Treating civic engagement as dangerous undermines the trust that makes communities safer

To the Editor:

Like Betty Filkins, I care deeply about the safety of our community. But safety depends on clear thinking, and clear thinking depends on evidence. When fear-based, one-sided rhetoric replaces facts, we risk shaping policy around assumptions rather than reality.

Several claims in Ms. Filkins’s letter rely on common logical fallacies that deserve scrutiny.

First is hasty generalization. The letter suggests that ICE [Immigration and Customs Enforcement] operations primarily target “illegal aliens with heinous criminal histories.” In fact, publicly available ICE data, and independent analyses show that many people detained by ICE have no criminal convictions at all, and only a small fraction have been convicted of violent crimes. Immigration enforcement is largely civil, not criminal. Conflating civil immigration violations with violent crime creates unnecessary fear and obscures what is actually happening on the ground.

Second is false equivalence: treating immigration status as a proxy for danger. The evidence consistently shows the opposite. Immigrants, including undocumented immigrants, are less likely to commit violent crimes than United States-born citizens. States that track arrest data by immigration status, such as Texas, show that native-born Americans are far more likely to be arrested for violent offenses than undocumented immigrants. If our primary concern is safety and violence, the data suggest we would start elsewhere.

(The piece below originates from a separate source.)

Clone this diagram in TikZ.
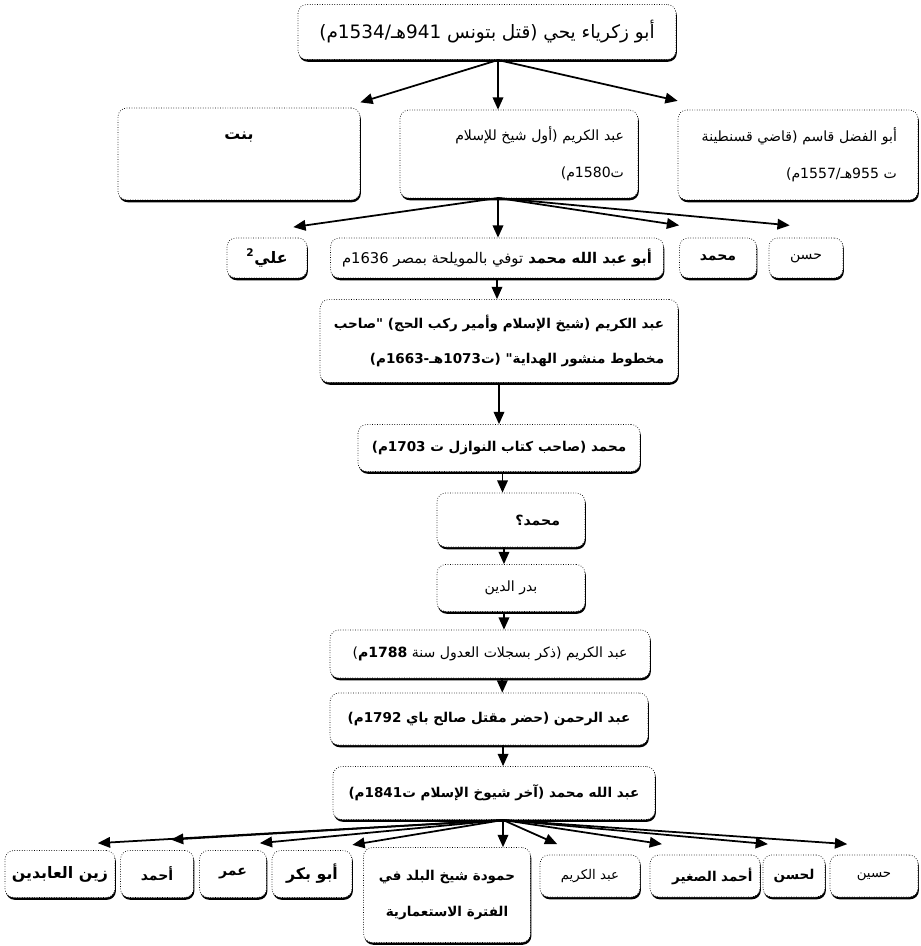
\documentclass[tikz,border=0pt]{standalone}
\usepackage{fontspec}
\newfontfamily\arabicfont[Script=Arabic]{DejaVu Sans}
\TeXXeTstate=1
\usetikzlibrary{arrows.meta}
\usetikzlibrary{shadows}
\tikzset{person/.style={draw,densely dotted,rounded corners=5pt,fill=white,
                        drop shadow={shadow xshift=.5pt,shadow yshift=-1.3pt,fill=black,opacity=1},
                        inner sep=3pt,font=\fontsize{8}{21}\selectfont\bfseries}}
\tikzset{light/.style={font=\fontsize{8}{21}\selectfont\mdseries}}
\tikzset{big/.style={font=\fontsize{9}{21}\selectfont\bfseries}}
\tikzset{small/.style={font=\fontsize{7.7}{20}\selectfont\bfseries}}
\tikzset{link/.style={-{Triangle[length=7pt,width=6pt]},line width=1pt}}
\newcommand{\artext}[1]{\arabicfont\beginR #1\endR}

\begin{document}
\begin{tikzpicture}[x=0.02cm,y=-0.02cm]
    \useasboundingbox (0,0) rectangle (920,946);
    % first generation
    \node[person,font=\fontsize{10.5}{21}\selectfont\mdseries,minimum width=7.56cm,minimum height=1.1cm]
          (yahya) at (487,32) {\artext{أبو زكرياء يحي (قتل بتونس 941هـ/1534م)}};
    \coordinate (j1) at (498,60);

    % his children
    \node[person,big,align=center,minimum width=4.84cm,minimum height=1.84cm]
          (bint) at (239,154) {\artext{بنت}\\\mbox{}};
    \node[person,light,align=right,text width=4.2cm,minimum width=4.76cm,minimum height=1.76cm]
          (karim1) at (519,154) {\artext{عبد الكريم (أول شيخ للإسلام}\\\artext{ت1580م)}};
    \node[person,light,align=right,text width=3.96cm,minimum width=4.8cm,minimum height=1.8cm]
          (qasim) at (798,155) {\artext{أبو الفضل قاسم (قاضي قسنطينة}\\\artext{ت 955هـ/1557م)}};
    \draw[link] (j1) -- ([yshift=3pt]bint.north east);
    \draw[link] (j1) -- (j1 |- karim1.north);
    \draw[link] (j1) -- ([yshift=5pt]qasim.north west);

    % third generation
    \coordinate (j2) at (498,198);
    \node[person,big,minimum width=1.6cm,minimum height=.8cm]
          (ali) at (267,258) {\artext{علي\textsuperscript{2}}};
    \node[person,font=\fontsize{8.4}{21}\selectfont\bfseries,minimum width=6.66cm,minimum height=.8cm]
          (abuabd) at (497,258) {\artext{أبو عبد الله محمد \mdseries توفي بالمويلحة بمصر 1636م}};
    \node[person,minimum width=1.54cm,minimum height=.8cm]
          (muhammad1) at (718,258) {\artext{محمد}};
    \node[person,light,minimum width=1.48cm,minimum height=.8cm]
          (hasan) at (806,258) {\artext{حسن}};
    \draw[link] (j2) -- ([xshift=-8pt,yshift=6pt]ali.north east);
    \draw[link] (j2) -- (j2 |- abuabd.north);
    \draw[link] (j2) -- ([yshift=7pt]muhammad1.north west);
    \draw[link] (j2) -- ([xshift=12pt,yshift=7pt]hasan.north west);

    % line down to the last shaykh
    \node[person,small,align=right,minimum width=7.16cm,minimum height=1.66cm]
          (karim2) at (499,341) {\artext{عبد الكريم (شيخ الإسلام وأمير ركب الحج) "صاحب}\\\artext{مخطوط منشور الهداية" (ت1073هـ-1663م)}};
    \node[person,small,minimum width=5.64cm,minimum height=.94cm]
          (muhammad2) at (499,448) {\artext{محمد (صاحب كتاب النوازل ت 1703م)}};
    \node[person,align=right,text width=1.96cm,minimum width=2.96cm,minimum height=1.08cm]
          (muhammad3) at (511,520) {\artext{محمد؟}};
    \node[person,light,minimum width=2.96cm,minimum height=.94cm]
          (badr) at (511,588) {\artext{بدر الدين}};
    \node[person,light,minimum width=6.4cm,minimum height=.96cm]
          (karim3) at (490,654) {\artext{عبد الكريم (ذكر بسجلات العدول سنة \textbf{1788م})}};
    \node[person,small,minimum width=6.36cm,minimum height=1.04cm]
          (rahman) at (489,719) {\artext{عبد الرحمن (حضر مقتل صالح باي 1792م)}};
    \node[person,small,minimum width=6.44cm,minimum height=1.06cm]
          (abdallah) at (494,793) {\artext{عبد الله محمد (آخر شيوخ الإسلام ت1841م)}};
    \draw[link] (abuabd.south) -- (abuabd.south |- karim2.north);
    \draw[link] (karim2.south) -- (karim2.south |- muhammad2.north);
    \draw[link] ([xshift=2pt]muhammad2.south) -- ([xshift=2pt]muhammad2.south |- muhammad3.north);
    \draw[link] ([xshift=-4pt]muhammad3.south) -- ([xshift=-4pt]muhammad3.south |- badr.north);
    \draw[link] ([xshift=-4pt]badr.south) -- ([xshift=-4pt]badr.south |- karim3.north);
    \draw[link] ([xshift=7pt]karim3.south) -- ([xshift=7pt]karim3.south |- rahman.north);
    \draw[link] ([xshift=8pt]rahman.south) -- ([xshift=8pt]rahman.south |- abdallah.north);

    % last generation
    \coordinate (j3) at (503,820);
    \node[person,big,minimum width=2.2cm,minimum height=.94cm]  (zayn) at (60,874) {\artext{زين العابدين}};
    \node[person,minimum width=1.46cm,minimum height=.94cm] (ahmad) at (157,874) {\artext{أحمد}};
    \node[person,minimum width=1.34cm,minimum height=.94cm] (umar) at (233,874) {\artext{عمر}};
    \node[person,big,minimum width=1.6cm,minimum height=.94cm]  (abubakr) at (312,874) {\artext{أبو بكر}};
    \node[person,small,align=center,minimum width=3.34cm,minimum height=1.9cm]
          (hamuda) at (447,895) {\artext{حمودة شيخ البلد في}\\\artext{الفترة الاستعمارية}};
    \node[person,font=\fontsize{7.6}{20}\selectfont\mdseries,minimum width=2cm,minimum height=.84cm]
          (karim4) at (590,876) {\artext{عبد الكريم}};
    \node[person,small,align=right,text width=1.9cm,minimum width=2.2cm,minimum height=.84cm]
          (saghir) at (705,876) {\artext{أحمد الصغير}};
    \node[person,small,minimum width=1.24cm,minimum height=.84cm] (lhasan) at (794,876) {\artext{لحسن}};
    \node[person,font=\fontsize{7.6}{20}\selectfont\mdseries,minimum width=1.76cm,minimum height=.84cm]
          (husayn) at (874,876) {\artext{حسين}};
    \draw[link] (j3) -- ([xshift=-10pt,yshift=4pt]zayn.north east);
    \draw[link] (j3) -- ([xshift=-13pt,yshift=6pt]ahmad.north east);
    \draw[link] (j3) -- ([xshift=-4pt,yshift=4pt]umar.north east);
    \draw[link] (j3) -- ([yshift=3pt]abubakr.north east);
    \draw[link] (j3) -- (j3 |- hamuda.north);
    \draw[link] (j3) -- ([xshift=10pt,yshift=6pt]karim4.north west);
    \draw[link] (j3) -- ([xshift=7pt,yshift=6pt]saghir.north west);
    \draw[link] (j3) -- ([xshift=3pt,yshift=6pt]lhasan.north west);
    \draw[link] (j3) -- ([xshift=10pt,yshift=6pt]husayn.north west);
\end{tikzpicture}
\end{document}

If we want policies that truly reduce harm, we must ground them in evidence, not fear. And the evidence shows that immigrants are not driving violent crime in our communities; that distinction overwhelmingly belongs to American-born men. Yes — this is confirmed by the data. If we are serious about reducing crime and creating safer neighborhoods, we need to start there.

Ms. Filkins asks, “Do you really, really know your neighbors?”

For many of us, the answer is yes — and that is precisely why we work to protect people in our community. We know our neighbors as parents raising children, as small-business owners, as caregivers, farmworkers, construction workers, and service workers doing jobs others often turn up their noses at. We know them as people who show up to school events, volunteer, attend church, and quietly keep our local economy running.

So I would gently ask in return: Have you met or formed friendships with any undocumented immigrants? Much of the fear surrounding immigration is not grounded in lived experience. When we take the time to know people whose life stories differ from our own, we often discover that the unfamiliar is far less frightening than we were led to believe.

Third is an appeal to authority without accountability. Saying “ICE is federal law enforcement” does not place the agency beyond question. In a constitutional democracy, no federal agency operates above the law. Courts have repeatedly found that some ICE practices have exceeded statutory authority or violated constitutional protections, including unlawful stops, warrantless arrests, and violations of due process. Questioning those actions is not obstruction; it is civic responsibility.

This raises a serious question that deserves honest reflection: Are we comfortable with any federal agency violating the Constitution — the most sacred document governing our nation — in the name of enforcement? Public safety and constitutional rights are not competing values; they rise and fall together.

Fourth is false certainty, expressed through claims that people “here legally have nothing to worry about.” History and recent reporting show otherwise. U.S. citizens and legal residents alike have been wrongfully detained, questioned, or swept into enforcement actions based on the color of their skin. Mixed-status families live with constant uncertainty. Pretending the system operates cleanly and flawlessly ignores documented reality. This is a system that is harming even those who are here legally.

Finally, there is a troubling moral inversion in portraying neighbors who share information or educate others about their rights as “protecting criminals.” Community education efforts — including whistleblower kits — are about understanding legal boundaries and civil rights, not about aiding violence [“In wake of Good’s death, scores turn out at Guilderland library to make whistleblower kits,” The Altamont Enterprise, Jan. 13, 2026]. Treating civic engagement as dangerous undermines the trust that actually makes communities safer.

Which brings me to a more human point. Letters to the editor and online comments are no longer enough. The rift between “sides” has grown too wide. So I’d like to offer an open invitation to Ms. Filkins — or anyone who shares her concerns — to sit down for a cup of coffee and talk. Let’s look at the data together, ask honest questions, and engage as neighbors.

Civic dialogue shouldn’t end at the page margins of a newspaper. If we want safer communities and better policy, we have to continue to do the work face to face.